【めざせ東大 !?】 2022.04.02 (Sat)
『三国志』より「豆を煮るに豆がらを燃く」
『三国志』 にある 「七歩の詩」 の故事。
煮豆燃豆萁 豆を煮るに豆萁(がら)を燃(た)く
豆在釜中泣 豆は釜の中に在(あ)りて泣く
本是同根生 本(もと)是(こ)れ、同根より生ずるを
相煎何太急 相(あい)煎(に)るは何ぞ太(はなは)だ急なる
3世紀中国、『三国志』 最大の英雄・曹操(そうそう)のあとを継いで、正式に魏王朝を建国した子の曹丕(そうひ)。
彼は最後まで跡継ぎの座を争った弟の曹植(そうち・そうしょく)を憎み、「七歩あるくあいだに詩を作らなければ処刑する」と無理難題をふっかける。曹操、曹丕、曹植の父子“三曹”は中国文学史に名を残すほどの詩の名手で、中でも曹植の詩才は父・兄をも凌ぐものがあったのだ――。
「もとは同じ根から生まれた兄弟なのに、なぜ互いに傷つけ合わなければならないのか」
――しかし、兄弟の不和を豆に例えた曹植の即興詩に、曹丕は思わず涙し、これを許したという。
・・・という、『三国志』 ファンには有名なエピソード、じつはすべて小説版(『三国志演義』)の中のフィクション。 ただ、曹丕・曹植兄弟の対立は事実で、それが高じて魏を滅ぼす遠因にもなってしまった。
彼ら曹氏が滅ぼした後漢王朝が、皇室周辺(外戚と宦官*)の権力争いから自壊したことから、魏は近しい皇族への監視と圧力を強化する。曹丕の弟への態度は時代の流れが求めたものでもあり、じっさい外戚や宦官の封じ込めには成功したのだが、本来頼るべき皇族の骨抜きはいざという時の皇帝自身の弱体化にもつながり、重臣の司馬懿(しばい)一族による“晋”に国を奪われる結果に。
(*「外戚」は皇后の一族。「宦官」は後宮で働く去勢された男子のこと。先に国教化された「儒学(儒教)」が深く浸透して中国に父系社会が定着するまでは、より古代的な「母系」を尊ぶ力も大きく、当時はその古代から中世への大変革期であった。

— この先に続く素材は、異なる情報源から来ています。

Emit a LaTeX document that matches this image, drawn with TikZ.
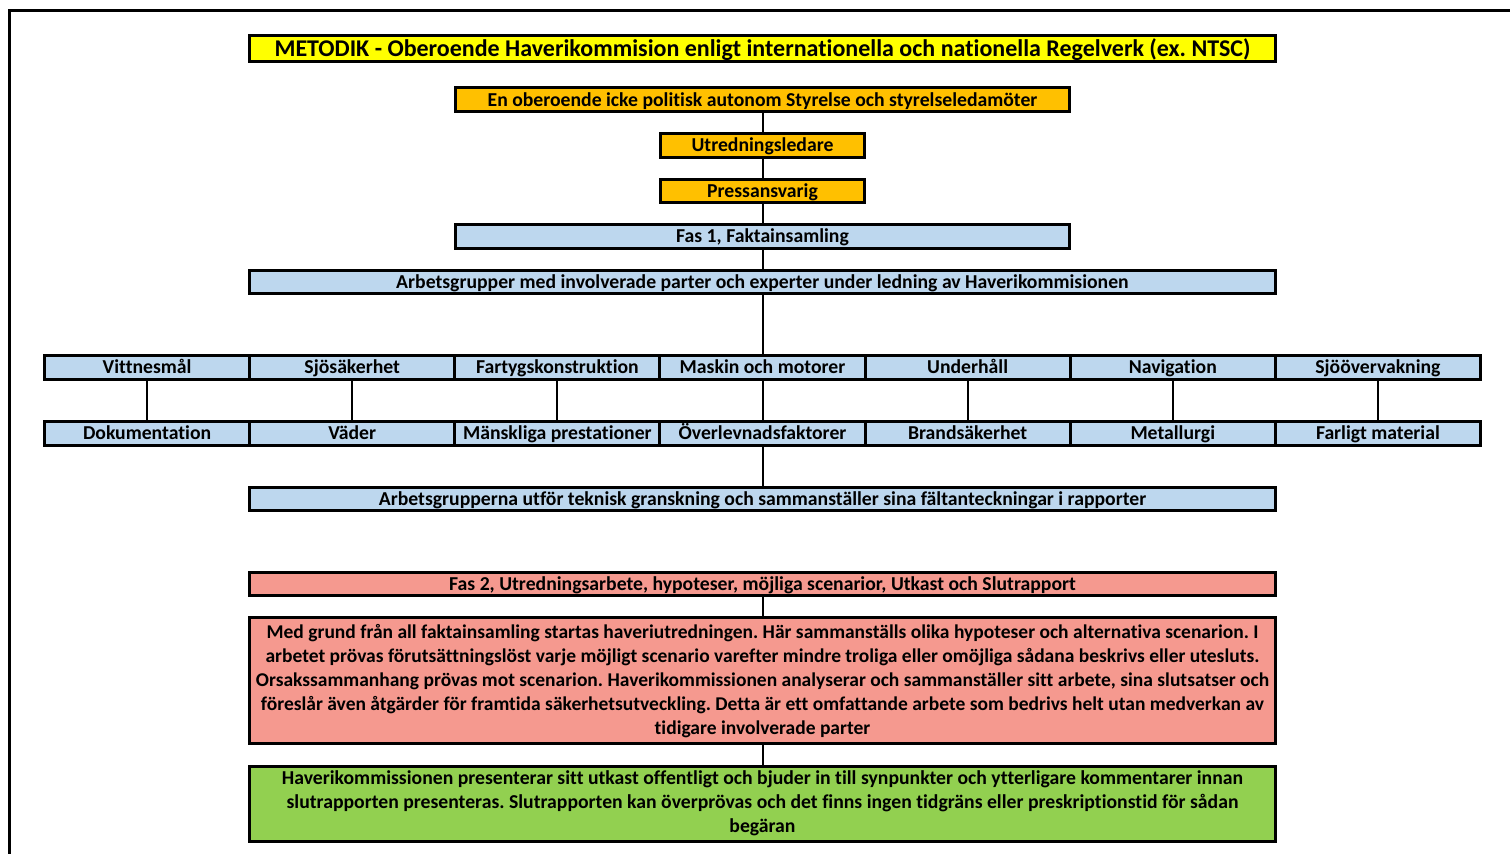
\documentclass[tikz,border=0pt]{standalone}
\usepackage{fontspec}
\setmainfont{Carlito}[Ligatures=NoCommon]
\usepackage{xcolor}
\usetikzlibrary{positioning}
\frenchspacing

\definecolor{titleyellow}{HTML}{FFFF00}
\definecolor{mgmtorange}{HTML}{FFC000}
\definecolor{factblue}{HTML}{BDD7EE}
\definecolor{phasered}{RGB}{245,153,143}
\definecolor{reportgreen}{HTML}{92D050}

\begin{document}
\begin{tikzpicture}[node distance=9.55pt, font=\bfseries\fontsize{9.85}{12}\selectfont]
        \tikzstyle{box} = [rectangle, draw, line width=1.5pt, inner sep=0pt, align=center]
        \tikzstyle{oneline} = [box, minimum height=11.75pt, text height=7.2pt, text depth=0.9pt]
        \tikzstyle{mgmt} = [oneline, fill=mgmtorange]
        \tikzstyle{fact} = [oneline, fill=factblue]
        \tikzstyle{area} = [fact, minimum width=102.57pt, outer sep=0pt]
        \tikzstyle{wide} = [minimum width=513pt]
        \tikzstyle{line} = [draw, line width=1pt]

        \useasboundingbox (0,0) rectangle (755pt,-427pt);
        % frame, cut off at the right and bottom
        \draw[line width=1.5pt] (4.5pt,-427pt) -- (4.5pt,-5.5pt) -- (755pt,-5.5pt);

        \node [box, wide, fill=titleyellow, minimum height=13pt, text height=8.6pt, text depth=1pt, font=\bfseries\fontsize{12}{14}\selectfont] (title) at (381.25pt,-24.25pt) {METODIK - Oberoende Haverikommision enligt internationella och nationella Regelverk (ex. NTSC)};
        \node [mgmt, minimum width=307pt, below=11.75pt of title] (board) {En oberoende icke politisk autonom Styrelse och styrelseledamöter};
        \node [mgmt, minimum width=102pt, below=of board] (lead) {Utredningsledare};
        \node [mgmt, minimum width=102pt, below=of lead] (press) {Pressansvarig};
        \node [fact, minimum width=307pt, below=of press] (fas1) {Fas 1, Faktainsamling};
        \node [fact, wide, below=of fas1] (groups) {Arbetsgrupper med involverade parter och experter under ledning av Haverikommisionen};

        % working areas, two rows of seven
        \node [area, below=30.25pt of groups] (maskin) {Maskin och motorer};
        \node [area, left=0pt of maskin] (fartyg) {Fartygskonstruktion};
        \node [area, left=0pt of fartyg] (sjosak) {Sjösäkerhet};
        \node [area, left=0pt of sjosak] (vittnen) {Vittnesmål};
        \node [area, right=0pt of maskin] (underh) {Underhåll};
        \node [area, right=0pt of underh] (navig) {Navigation};
        \node [area, right=0pt of navig] (sjoov) {Sjöövervakning};

        \node [area, below=21.25pt of maskin] (overlev) {Överlevnadsfaktorer};
        \node [area, left=0pt of overlev] (mansk) {Mänskliga prestationer};
        \node [area, left=0pt of mansk] (vader) {Väder};
        \node [area, left=0pt of vader] (dokum) {Dokumentation};
        \node [area, right=0pt of overlev] (brand) {Brandsäkerhet};
        \node [area, right=0pt of brand] (metall) {Metallurgi};
        \node [area, right=0pt of metall] (farligt) {Farligt material};

        \node [fact, wide, below=20.25pt of overlev] (reports) {Arbetsgrupperna utför teknisk granskning och sammanställer sina fältanteckningar i rapporter};

        \node [oneline, wide, fill=phasered, below=29.25pt of reports] (fas2) {Fas 2, Utredningsarbete, hypoteser, möjliga scenarior, Utkast och Slutrapport};
        \node [box, wide, fill=phasered, minimum height=63pt, below=of fas2, font=\bfseries\fontsize{9.75}{12}\selectfont] (analysis) {Med grund från all faktainsamling startas haveriutredningen. Här sammanställs olika hypoteser och alternativa scenarion. I\\arbetet prövas förutsättningslöst varje möjligt scenario varefter mindre troliga eller omöjliga sådana beskrivs eller utesluts.\\Orsakssammanhang prövas mot scenarion. Haverikommissionen analyserar och sammanställer sitt arbete, sina slutsatser och\\föreslår även åtgärder för framtida säkerhetsutveckling. Detta är ett omfattande arbete som bedrivs helt utan medverkan av\\tidigare involverade parter};
        \node [box, wide, fill=reportgreen, minimum height=37.5pt, below=of analysis] (final) {Haverikommissionen presenterar sitt utkast offentligt och bjuder in till synpunkter och ytterligare kommentarer innan\\slutrapporten presenteras. Slutrapporten kan överprövas och det finns ingen tidgräns eller preskriptionstid för sådan\\begäran};

        \path [line] (board) -- (lead);
        \path [line] (lead) -- (press);
        \path [line] (press) -- (fas1);
        \path [line] (fas1) -- (groups);
        \path [line] (groups) -- (maskin);
        \foreach \a/\b in {vittnen/dokum, sjosak/vader, fartyg/mansk, maskin/overlev, underh/brand, navig/metall, sjoov/farligt}
            \path [line] (\a) -- (\b);
        \path [line] (overlev) -- (reports);
        \path [line] (fas2) -- (analysis);
        \path [line] (analysis) -- (final);
    \end{tikzpicture}
\end{document}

この「儒」に対する「道」と「法」家、三国志さながらの思想三ツどもえは別の機会に譲るとして・・・)
ちなみに、このあと三国を滅ぼして中国を再統一した晋王朝は、曹家の失敗を反面教師に自身の皇族を重用したが、今度はその皇族の権力争いによって滅びてしまう(“八王の乱”)。先人の失敗を鏡にした改革が、自らの首を絞める大因になるという歴史の皮肉とむずかしさを物語っている。
・・・と、先日 中華風あんこ を作ったときに思い出した 『三国志』 のお話。
『三国志』 なつかしいなあ。高校受験そっちのけで、夢中で吉川英治版の小説を読みふけったものです。
後漢時代(キリスト誕生とほぼ重なる)を襲った地球規模の気候変動、仏教伝来と道教成立、力を蓄えた地方豪族たちの入り乱れる利権、曹操の実力主義導入、北方異民族の南下と中国化・・・。小説版もおもしろいけど 「正史」 の流れも目からウロコなので、興味がある人はぜひ。